Alternativen zur Kontosperrung

Welche Alternativen könnten Online-Händler nutzen, um erst gar nicht auf so rigide Maßnahmen wie Kontosperrungen zurückgreifen zu müssen? Zahlreiche Onlineshops setzen auf eine Prävention von Retouren, indem anschauliche Produktfotos und Videos im Webshop zum Einsatz kommen, die Kunden ein möglichst authentisches Bild vermitteln sollen. Bekleidungsunternehmen setzen immer häufiger auf virtuelle Umkleidekabinen und Laufstegvideos, um über Größen und Farben der Textilien möglichst genau aufzuklären. Auch der Einsatz von Gutschriften für jede behaltene Ware ist eine kundenfreundliche Maßnahme, die Verbraucher von einer Retoure absehen lassen kann. Funktionieren präventive Maßnahmen nicht, könnten Online-Händler Kunden zunächst kontaktieren und sie auf ihre hohe Retourenquote aufmerksam machen oder verwarnen, bevor sie tatsächlich Kontosperrungen vornehmen.

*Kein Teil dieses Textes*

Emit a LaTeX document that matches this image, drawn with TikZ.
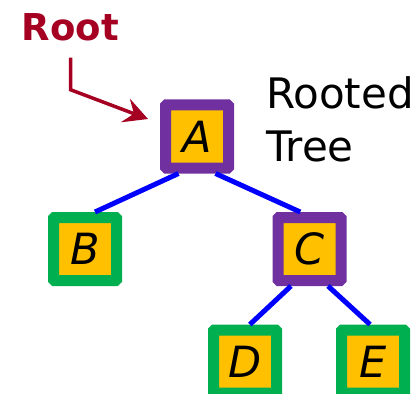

Möglicherweise müssen sich jedoch Händler mit Einführung des neuen Verbraucherrechts im Juni dieses Jahres gar nicht mehr mit Kontosperrungen beschäftigen, wenn Sie Kunden die Kosten für Rücksendungen auferlegen können. Sollten Webshops dann dennoch freiwillig die Retourkosten übernehmen, aber aufgrund zu vieler Rücksendungen Kundenkonten sperren, könnte dies anders als heute zu bewerten sein.